Но, помилуйте, какое же здесь самоцитирование! Ведь так, чего доброго, и пророка Исайю можно понести за грех самоцитатничества: «И сказал я: надолго ли, Господи? Он сказал: доколе не опустеют города, и останутся без жителей, и домы без людей, и доколе земля эта совсем не опустеет» (6:11).

Воззвал Исайя в роковое для Иерусалима время, когда царь Ассирийский занес бритву над его соотечественниками.

И в роковое же — на четвертом году революции — время воззвал, без малого три тысячи лет спустя, потомок Исайи, Осип, сын Эмиль-Хацнеля: «Люди голодны. Еще голоднее государство. Но есть нечто более голодное: время. Время хочет пожрать государство… Нет ничего более голодного, чем современное государство, а голодное государство страшнее голодного человека». А спасение где: на земле? Нет, на земле нет спасения, ибо «причина революции — голод в междупланетных пространствах. Нужно рассыпать пшеницу по эфиру».
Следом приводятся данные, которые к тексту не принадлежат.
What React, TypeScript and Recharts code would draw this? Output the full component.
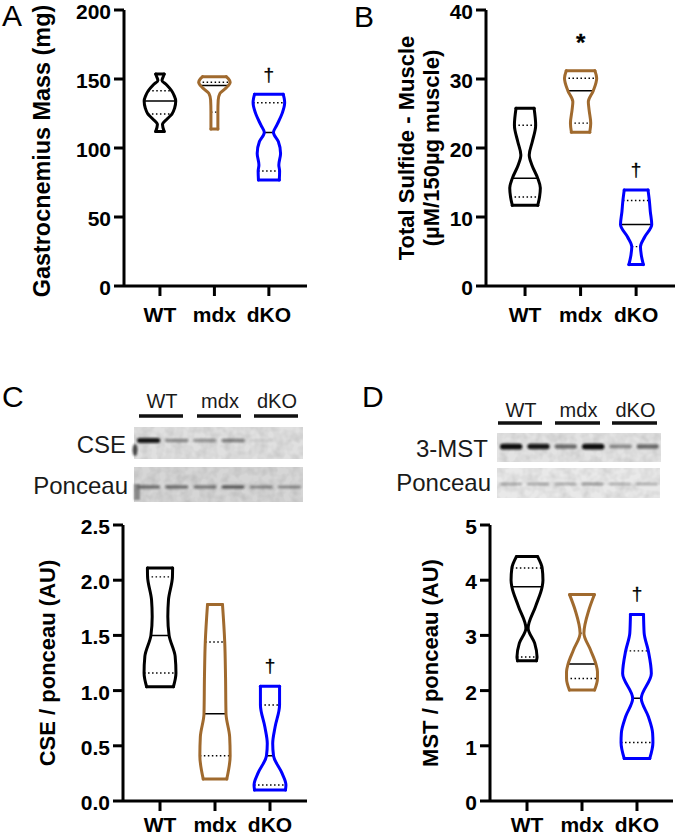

Еврей волею судеб, с талмудистскою солью в крови, Мандельштам первый среди поэтов увидел, как в детской люльке «большая вселенная… у маленькой вечности спит». И он же первый, бдя о слове, воззвал: рассыпьте пшеницу по эфиру, ибо причина революции — голод в междупланетных пространствах!

Притча, возводящая микроскопическую пылинку в ранг макрокосма и, напротив, низводящая макрокосм до пылинки, — разве у Господа плотские очи и смотрит Он как смотрит человек (Иов, 10:4), чтоб делать, как мы, различие между малым в размерах и большим в размерах! — притча у Мандельштама везде: в стихе, в рассказе, в эссе, в цидуле, даже в жалобе в домоуправление или правление федерации писателей: «Собачий юбилей был мне наградой… Не в том беда, что вы надвое переломили мою жизнь, варварски разрушили мою работу, отравили мой воздух и мой хлеб, а в том, что вы умудрились этого не заметить».

Иносказания, метафоры, параллели, ассоциации — куда деваться от них человеку, у которого Агада, Талмуд в крови! Как не усмотреть в своем невезении невезучесть мира, как не содрогнуться под бичом, которым полосуют вселенную, ибо — не Осипом ли Мандельштамом сказано! — вселенная — это человек.

Ося никогда, ни в кои дни свои — даже и в те, когда суздальская нянюшка обещалась подыскать ему в жены поповну, — не был способен просто излагать факты без того, чтобы не усмотреть в каждом из них намек, а в намеке, в свою очередь, еще намек, и так, пока не исчерпается собственный его запал. Даже в бесчеловечном побоище, которое учинила ему федерация писателей, не то было главное, что «надвое переломили» ему жизнь, а то было главное, «что… умудрились этого не заметить».

Каждая вещь, каждое явление, кроме собственного, имманентного, то есть присущего им смысла, низшего, имеют и более высокое назначение, высший смысл, который состоит в том, чтобы вскрывать сокровенное — через намек, через параллель — в человеческих деяниях.

Последняя козявка, ничтожная муха, как учит агадова притча «Мухи», где рабби Йегуда га-Наси отдает предпочтение малым этим насекомым перед римскими легионерами, имеют свое высшее назначение.

Евангельская притча шла проторенной дорогой. Тем, кто не знает, или тем, кто знает, но забыл, напомним словами Владимира Соловьева: «Не подлежит никакому сомнению, что преобладающая форма евангельской проповеди (притчи) не имеет в себе ничего специфически христианского, а есть обычная форма талмудических агад».